Task directions –
Stop at the line containing "import matplotlib.transforms as mtransforms": write out every line from the beginning of the entries up to and including it, minus the pictures.

Exercise material –
↓
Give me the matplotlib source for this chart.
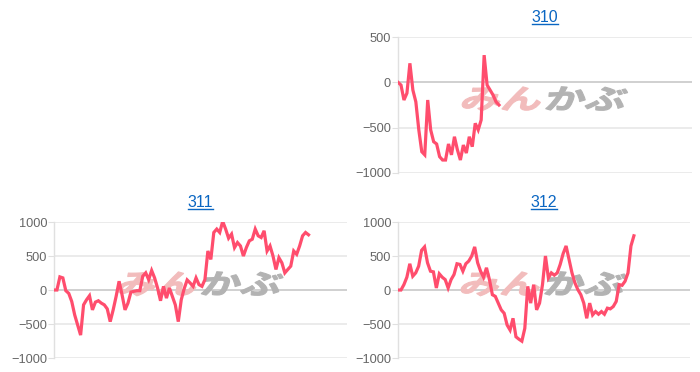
import matplotlib
matplotlib.use("Agg")
import matplotlib.pyplot as plt
from matplotlib.font_manager import FontProperties
from matplotlib.textpath import TextPath
from matplotlib.patches import PathPatch
from matplotlib.lines import Line2D
import matplotlib.transforms as mtransforms

plt.rcParams["font.family"] = ["Liberation Sans", "DejaVu Sans"]

# cumulative values per code (x is just the sample index)
titles = ["310", "311", "312"]

s310 = [0, -30, -195, -120, 210, -85, -215, -525, -765, -800, -195, -525,
        -655, -680, -820, -857, -857, -680, -800, -600, -745, -857, -692,
        -780, -600, -710, -452, -525, -415, 300, -30, -85, -140, -215, -250]

s311 = [0, 0, 193, 178, -10, -50, -168, -366, -515, -663, -218, -144, -84,
        -292, -178, -158, -193, -218, -277, -465, -292, -94, 129, -69, -292,
        -193, -30, -20, -10, -10, 203, 252, 153, 287, 178, 30, -158, 54,
        -119, 30, -94, -218, -465, -144, 20, 148, 104, 54, 178,
        79, 54, 153, 574, 450, 846, 896, 846, 1010, 896, 762, 822, 624, 698,
        648, 500, 624, 723, 747, 896, 797, 772, 871, 574, 648, 500, 302, 475,
        400, 252, 302, 351, 574, 525, 648, 797, 846, 812]

s312 = [0, 0, 79, 188, 386, 203, 252, 351, 584, 634, 401, 277, 267, 30, 238,
        188, 153, 30, 153, 228, 386, 376, 277, 386, 426, 500, 634, 401, 277,
        188, 327, 153, -69, -94, -193, -292, -342, -515, -589, -416, -688,
        -723, -752, -564, 54, -193, 79, -292,
        -193, 79, 500, 178, 252, 218, 252, 376, 535, 648, 450, 252, 104, 5,
        -69, -193, -416, -193, -366, -317, -356, -317, -356, -267, -277, -243,
        -168, 79, 69, 129, 252, 648, 797]

yticks_310 = [-1000, -500, 0, 500]
yticks_31x = [-1000, -500, 0, 500, 1000]
n_slots = 100

line_color = "#ff4d6d"
link_color = "#0a66c2"

fig = plt.figure(figsize=(7, 3.72), dpi=100)

ax310 = fig.add_axes([0.5686, 0.535, 0.42, 0.3655])
ax311 = fig.add_axes([0.0771, 0.0376, 0.4186, 0.3656])
ax312 = fig.add_axes([0.5686, 0.0376, 0.417, 0.3656])

panels = [(s310, yticks_310), (s311, yticks_31x), (s312, yticks_31x)]

for ax, (values, ticks) in zip([ax310, ax311, ax312], panels):
    ax.set_xlim(0, n_slots - 1)
    ax.set_ylim(ticks[0], ticks[-1])
    ax.set_yticks(ticks)
    ax.set_xticks([])
    for t in ticks:
        col = "#c4c4c4" if t == 0 else "#e6e6e6"
        ax.axhline(t, color=col, lw=1.1, zorder=1)
    for side in ["top", "right", "bottom"]:
        ax.spines[side].set_visible(False)
    ax.spines["left"].set_color("#e0e0e0")
    ax.spines["left"].set_linewidth(1)
    ax.tick_params(axis="y", length=4, color="#e0e0e0", labelsize=9.2,
                   labelcolor="#666666", pad=1)
    ax.plot(range(len(values)), values, color=line_color, lw=2.3,
            solid_joinstyle="miter", zorder=4)

# watermark
fig.canvas.draw()
wm_prop = FontProperties(family="Noto Sans CJK JP", weight="bold")
for ax in [ax310, ax311, ax312]:
    cx, cy = ax.transAxes.transform((0.5, 0.56))
    parts = [("みん", "#f2bcbc", -86), ("かぶ", "#b3b3b3", -2)]
    for txt, col, dx in parts:
        tp = TextPath((0, 0), txt, size=22, prop=wm_prop)
        tr = (mtransforms.Affine2D().scale(1.85, 1.25).skew_deg(14, 0)
              .translate(cx + dx, cy - 12))
        patch = PathPatch(tp, facecolor=col, edgecolor=col, lw=0.8,
                          transform=tr, zorder=2)
        patch.set_clip_on(False)
        ax.add_artist(patch)

# titles with underline
for ax, name in zip([ax310, ax311, ax312], titles):
    ax.text(0.5, 1.0 + 12 / ax.bbox.height, name, transform=ax.transAxes,
            ha="center", va="bottom", fontsize=11.5, color=link_color)
fig.canvas.draw()
rend = fig.canvas.get_renderer()
for ax in [ax310, ax311, ax312]:
    t = ax.texts[-1]
    bb = t.get_window_extent(rend)
    y = bb.y0 + 1
    fig.add_artist(Line2D([bb.x0 / fig.bbox.width, bb.x1 / fig.bbox.width],
                          [y / fig.bbox.height, y / fig.bbox.height],
                          color=link_color, lw=1.0))

fig.savefig("out.png", dpi=100)
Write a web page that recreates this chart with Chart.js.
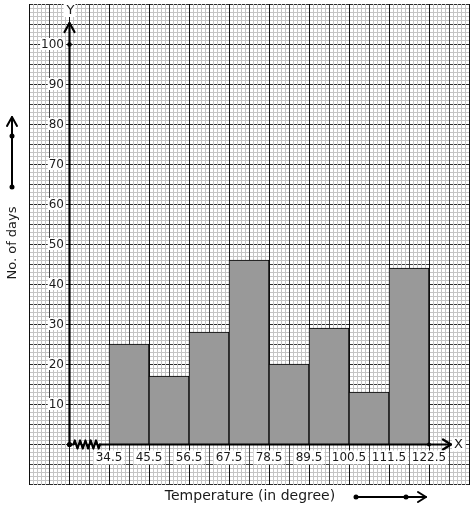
<!DOCTYPE html>
<html>
<head>
<meta charset="utf-8">
<script src="https://cdn.jsdelivr.net/npm/chart.js@4/dist/chart.umd.min.js"></script>
<style>
html,body{margin:0;padding:0;background:#fff;}
#c{display:block;}
</style>
</head>
<body>
<canvas id="c" width="474" height="510"></canvas>
<script>
// ---- data ----
const classLower = [34.5, 45.5, 56.5, 67.5, 78.5, 89.5, 100.5, 111.5];
const classUpper = [45.5, 56.5, 67.5, 78.5, 89.5, 100.5, 111.5, 122.5];
const days = [25, 17, 28, 46, 20, 29, 13, 44];
const xTickLabels = ["34.5", "45.5", "56.5", "67.5", "78.5", "89.5", "100.5", "111.5", "122.5"];
const xTickValues = [34.5, 45.5, 56.5, 67.5, 78.5, 89.5, 100.5, 111.5, 122.5];
const yTickValues = [10, 20, 30, 40, 50, 60, 70, 80, 90, 100];
const xTitle = "Temperature (in degree)";
const yTitle = "No. of days";

// graph-paper geometry in data units
const xOrigin = 23.5, xMin = 12.5, xMax = 133.5, xMinorStep = 1.1;
const yMin = -10, yMax = 110, yMinorStep = 1;

const points = days.map((d, i) => ({ x: (classLower[i] + classUpper[i]) / 2, y: d }));

const FONT = '"DejaVu Sans", sans-serif';

function dot(ctx, x, y, r) {
  ctx.beginPath(); ctx.arc(x, y, r, 0, Math.PI * 2); ctx.fill();
}

const paperPlugin = {
  id: 'paper',
  beforeDatasetsDraw(chart) {
    const ctx = chart.ctx, xs = chart.scales.x, ys = chart.scales.y, a = chart.chartArea;
    ctx.save();
    const nx = Math.round((xMax - xMin) / xMinorStep);
    const ny = Math.round((yMax - yMin) / yMinorStep);
    const xp = k => Math.round(xs.getPixelForValue(xMin + k * xMinorStep)) + 0.5;
    const yp = k => Math.round(ys.getPixelForValue(yMin + k * yMinorStep)) + 0.5;
    const L = a.left, R = a.right, T = a.top, B = a.bottom;
    ctx.lineWidth = 1;
    // minor horizontals
    ctx.strokeStyle = '#c4c4c4';
    for (let k = 0; k <= ny; k++) {
      if (k % 5 === 0) continue;
      ctx.beginPath(); ctx.moveTo(L, yp(k)); ctx.lineTo(R + 1, yp(k)); ctx.stroke();
    }
    // minor verticals
    for (let k = 0; k <= nx; k++) {
      if (k % 5 === 0) continue;
      ctx.beginPath(); ctx.moveTo(xp(k), T); ctx.lineTo(xp(k), B + 1); ctx.stroke();
    }
    // major horizontals (dashed)
    ctx.setLineDash([3, 1]);
    for (let k = 0; k <= ny; k += 5) {
      ctx.strokeStyle = (k % 10 === 0) ? '#2a2a2a' : '#3c3c3c';
      ctx.beginPath(); ctx.moveTo(L + 1, yp(k)); ctx.lineTo(R + 1, yp(k)); ctx.stroke();
    }
    ctx.setLineDash([]);
    // major verticals
    for (let k = 0; k <= nx; k += 5) {
      ctx.strokeStyle = (k % 10 === 0) ? '#111' : '#444';
      ctx.beginPath(); ctx.moveTo(xp(k), T); ctx.lineTo(xp(k), B + 1); ctx.stroke();
    }
    ctx.restore();
  },
  afterDatasetsDraw(chart) {
    const ctx = chart.ctx, xs = chart.scales.x, ys = chart.scales.y;
    ctx.save();
    const ox = Math.round(xs.getPixelForValue(xOrigin)) + 0.5;
    const oy = Math.round(ys.getPixelForValue(0)) + 0.5;
    const firstX = xs.getPixelForValue(xTickValues[0]);
    const lastX = xs.getPixelForValue(xTickValues[xTickValues.length - 1]);
    const topY = ys.getPixelForValue(yTickValues[yTickValues.length - 1]);
    ctx.strokeStyle = '#000'; ctx.fillStyle = '#000';
    ctx.lineCap = 'round'; ctx.lineJoin = 'round';

    // Y axis
    ctx.lineWidth = 2.2;
    const yTip = topY - 21;
    ctx.beginPath(); ctx.moveTo(ox, oy); ctx.lineTo(ox, yTip); ctx.stroke();
    ctx.beginPath(); ctx.moveTo(ox - 5, yTip + 9); ctx.lineTo(ox, yTip); ctx.lineTo(ox + 5, yTip + 9); ctx.stroke();

    // X axis with break (kink)
    const kinkStart = ox + 4, kinkEnd = firstX - 9;
    ctx.beginPath(); ctx.moveTo(ox, oy); ctx.lineTo(kinkStart, oy);
    const nZ = 5, w = (kinkEnd - kinkStart) / nZ;
    for (let i = 0; i < nZ; i++) {
      const x0 = kinkStart + i * w;
      ctx.lineTo(x0 + w * 0.25, oy - 4);
      ctx.lineTo(x0 + w * 0.75, oy + 4);
      ctx.lineTo(x0 + w, oy);
    }
    ctx.stroke();
    ctx.beginPath(); ctx.moveTo(kinkEnd, oy); ctx.lineTo(lastX + 22, oy); ctx.stroke();
    const xTip = lastX + 22;
    ctx.beginPath(); ctx.moveTo(xTip - 8, oy - 5); ctx.lineTo(xTip, oy); ctx.lineTo(xTip - 8, oy + 5); ctx.stroke();

    // dots
    dot(ctx, ox, oy, 2.6);
    dot(ctx, ox, topY + 0.5, 2.3);
    dot(ctx, lastX, oy, 2.0);

    // tick labels with white backdrop
    ctx.font = '12px ' + FONT;
    ctx.textBaseline = 'middle';
    ctx.textAlign = 'right';
    yTickValues.forEach(v => {
      const y = ys.getPixelForValue(v);
      const t = String(v);
      const tw = ctx.measureText(t).width;
      ctx.fillStyle = '#fff';
      ctx.fillRect(64 - tw - 1, y - 6, tw + 2, 12);
      ctx.fillStyle = '#1a1a1a';
      ctx.fillText(t, 64, y + 0.5);
    });
    ctx.textAlign = 'center';
    xTickValues.forEach((v, i) => {
      const x = xs.getPixelForValue(v);
      const t = xTickLabels[i];
      const tw = ctx.measureText(t).width;
      ctx.fillStyle = '#fff';
      ctx.fillRect(x - tw / 2 - 2, oy + 6, tw + 4, 14);
      ctx.fillStyle = '#1a1a1a';
      ctx.fillText(t, x, oy + 13.5);
    });

    // axis letters
    ctx.font = '13px ' + FONT;
    let tw = ctx.measureText('Y').width;
    ctx.fillStyle = '#fff'; ctx.fillRect(ox - tw / 2 - 2, 4, tw + 4, 13);
    ctx.fillStyle = '#1a1a1a'; ctx.fillText('Y', ox + 1, 11);
    tw = ctx.measureText('X').width;
    ctx.fillStyle = '#fff'; ctx.fillRect(xTip + 1, oy - 7, tw + 4, 14);
    ctx.fillStyle = '#1a1a1a'; ctx.fillText('X', xTip + 3 + tw / 2, oy);

    // titles
    ctx.fillStyle = '#1a1a1a';
    ctx.font = '14px ' + FONT;
    ctx.textAlign = 'center';
    ctx.fillText(xTitle, 250, 496);
    ctx.font = '13px ' + FONT;
    ctx.save();
    ctx.translate(13, 243); ctx.rotate(-Math.PI / 2);
    ctx.fillText(yTitle, 0, 0);
    ctx.restore();

    // decorative direction arrows
    ctx.fillStyle = '#000'; ctx.strokeStyle = '#000'; ctx.lineWidth = 2;
    ctx.beginPath(); ctx.moveTo(12, 187); ctx.lineTo(12, 117); ctx.stroke();
    ctx.beginPath(); ctx.moveTo(7, 126); ctx.lineTo(12, 117); ctx.lineTo(17, 126); ctx.stroke();
    dot(ctx, 12, 136, 2.5); dot(ctx, 12, 187, 2.5);
    ctx.beginPath(); ctx.moveTo(356, 497); ctx.lineTo(426, 497); ctx.stroke();
    ctx.beginPath(); ctx.moveTo(418, 492); ctx.lineTo(426, 497); ctx.lineTo(418, 502); ctx.stroke();
    dot(ctx, 356, 497, 2.5); dot(ctx, 406, 497, 2.5);
    ctx.restore();
  }
};

new Chart(document.getElementById('c'), {
  type: 'bar',
  data: {
    datasets: [{
      data: points,
      backgroundColor: '#999999',
      borderColor: '#000000',
      borderWidth: 1,
      barPercentage: 1,
      categoryPercentage: 1
    }]
  },
  options: {
    responsive: false,
    animation: false,
    events: [],
    layout: { padding: { left: 29, right: 5, top: 4, bottom: 26 } },
    plugins: { legend: { display: false }, tooltip: { enabled: false } },
    scales: {
      x: { type: 'linear', min: xMin, max: xMax, display: false, offset: false, grid: { offset: false } },
      y: { type: 'linear', min: yMin, max: yMax, display: false }
    }
  },
  plugins: [paperPlugin]
});
</script>
</body>
</html>
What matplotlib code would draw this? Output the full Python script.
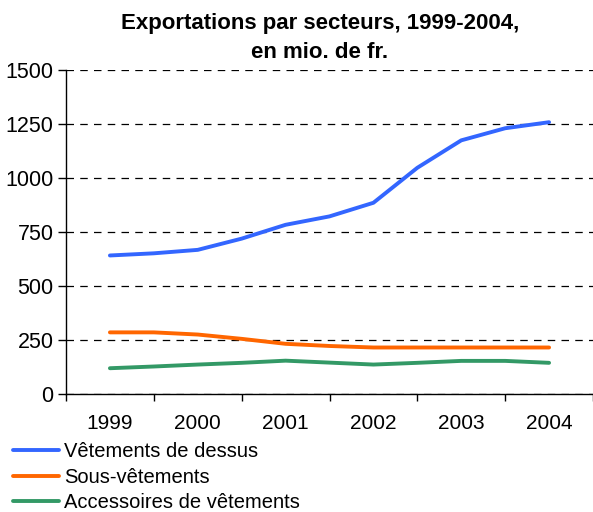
↑
Answer to the problem –
Give me the matplotlib source for this chart.
import matplotlib
matplotlib.use("Agg")
import matplotlib.pyplot as plt
from matplotlib.font_manager import FontProperties
from matplotlib.textpath import TextPath
from matplotlib.patches import PathPatch
from matplotlib.lines import Line2D
import matplotlib.transforms as mtransforms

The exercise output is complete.